Ubisoft Paris employees called to strike due to CEO Yves Guillemot’s recent behavior

Ubisoft employees deserve better.

Image via Christian Petersen

The video game industry is an incredibly tough place to work, as we have found out over the years with allegations surfacing of employees at various companies getting mistreated by higher-ups in a variety of ways. Unfortunately, we are continuing to see such behavior being displayed as Ubisoft Paris employees are being called to strike after recent behavior from the company’s CEO Yves Guillemot.

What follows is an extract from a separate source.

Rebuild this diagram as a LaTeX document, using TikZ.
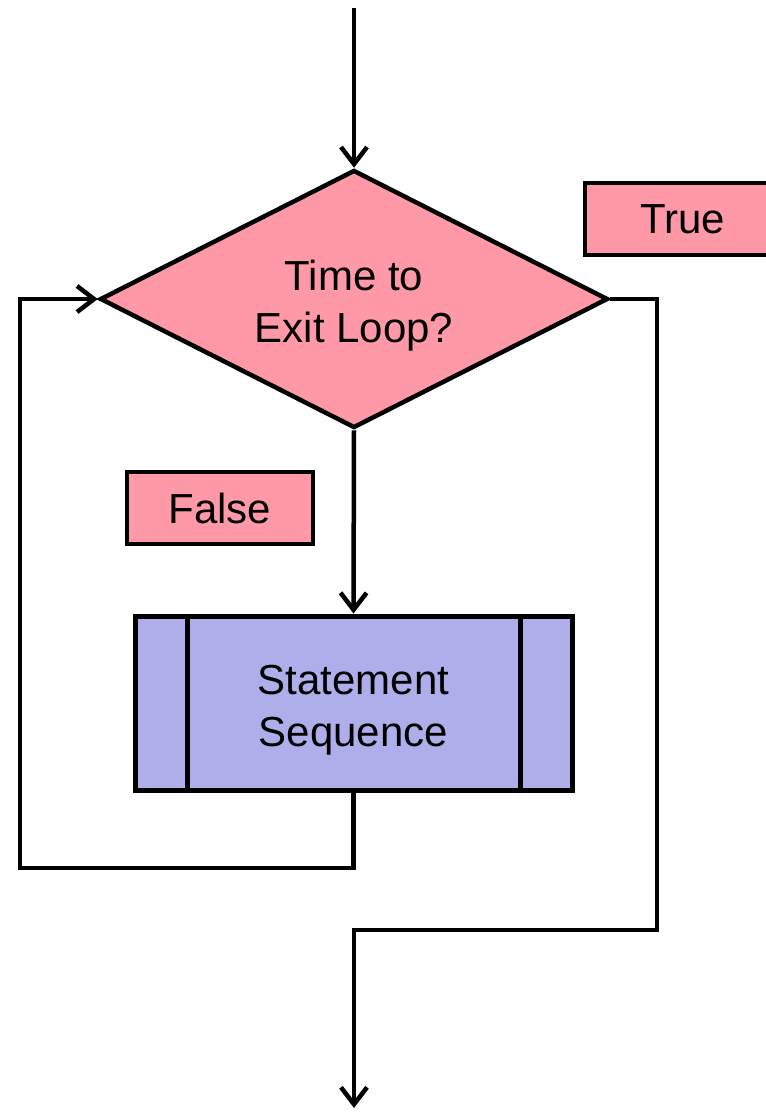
\documentclass[tikz,border=0pt]{standalone}
\usepackage{fontspec}
\setmainfont{Liberation Sans}
\usetikzlibrary{shapes.geometric,arrows.meta}

\definecolor{testpink}{RGB}{255,153,168}
\definecolor{bodyblue}{RGB}{174,174,235}

\tikzset{
  flow/.style={line width=4.5pt, -{Straight Barb[length=17pt,width=26pt,line width=4.5pt]}},
  line/.style={line width=4.5pt},
  txt/.style={font=\fontsize{42}{52}\selectfont, align=center, text=black},
  twoline/.style={text height=92pt, text depth=6pt},
  testbox/.style={draw, line width=4.5pt, fill=testpink, shape=diamond, aspect=2, txt,
    twoline, minimum width=508pt, minimum height=258pt, inner sep=0pt},
  labelbox/.style={draw, line width=4.5pt, fill=testpink, txt, inner sep=0pt},
  bodybox/.style={draw, line width=5pt, fill=bodyblue, txt, twoline, inner sep=0pt,
    minimum width=437pt, minimum height=174pt}
}

\begin{document}
\begin{tikzpicture}[x=1pt,y=1pt,yscale=-1,xscale=1]
            \useasboundingbox (0,0) rectangle (766,1112);

            % Decision
            \node[testbox] (test) at (354,299) {Time to\\Exit Loop?};
            % Labels
            \node[labelbox, minimum width=195pt, minimum height=72pt] (true) at (682.5,219) {True};
            \node[labelbox, minimum width=186pt, minimum height=72pt] (false) at (220,508) {False};
            % Predefined process
            \node[bodybox] (body) at (353.5,703) {Statement\\Sequence};
            \draw[line] (body.north west) ++(55,0) -- ++(0,174);
            \draw[line] (body.north east) ++(-54,0) -- ++(0,174);

            % Free ends
            \coordinate (start) at (354,8);
            \coordinate (loopL) at (20,868);
            \coordinate (exitR) at (657,930);
            \coordinate (end) at (354,1108);

            % Connectors
            \draw[flow] (start) -- (test.north);
            \draw[flow] (test.south) -- (body.north);
            \draw[flow] (body.south) |- (loopL) |- (test.west);
            \draw[flow] (test.east) -| (exitR) -| (end);
\end{tikzpicture}
\end{document}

Ubisoft has taken a massive hit financially with games like Mario + Rabbids: Spark of Hope and Just Dance 2023 not performing to their expectations. As a result, the company canceled three unannounced projects. Where Guillemot comes into play in all of this is with an internal email with company employees. In the email that was seen by Kotaku, Guillemot said such remarks as “give it your all”, to be as “efficient and lean as possible”, and that the “ball is in your court”, telling employees to make sure projects are not only done on time but also completed with the proposed budget. Disguised as “encouraging”, the statements from Guillemot come off as disparaging and make it seem as though the employees didn’t work hard by saying “give it your all,” as if they weren’t already doing that from the start.

Following this, a French workers union known as Solidaires Informatique called for Ubisoft Paris employees to do a half-day strike on January 27 from 2 PM to 6 PM. The union demands that: there is an immediate 10% increase in all employee salaries, implementation of a four-day work week, more transparency, and commitment against disguised dismissals and condemnation against abusive managerial policies that would cause workers to quit. Given how abuse of power plagues the video game industry and how much crunch is normalized, their demands are fair. Ubisoft and Guillemot have yet to comment about the situation, but we should hear a statement sooner or later especially as the days tick down to the day of the strike.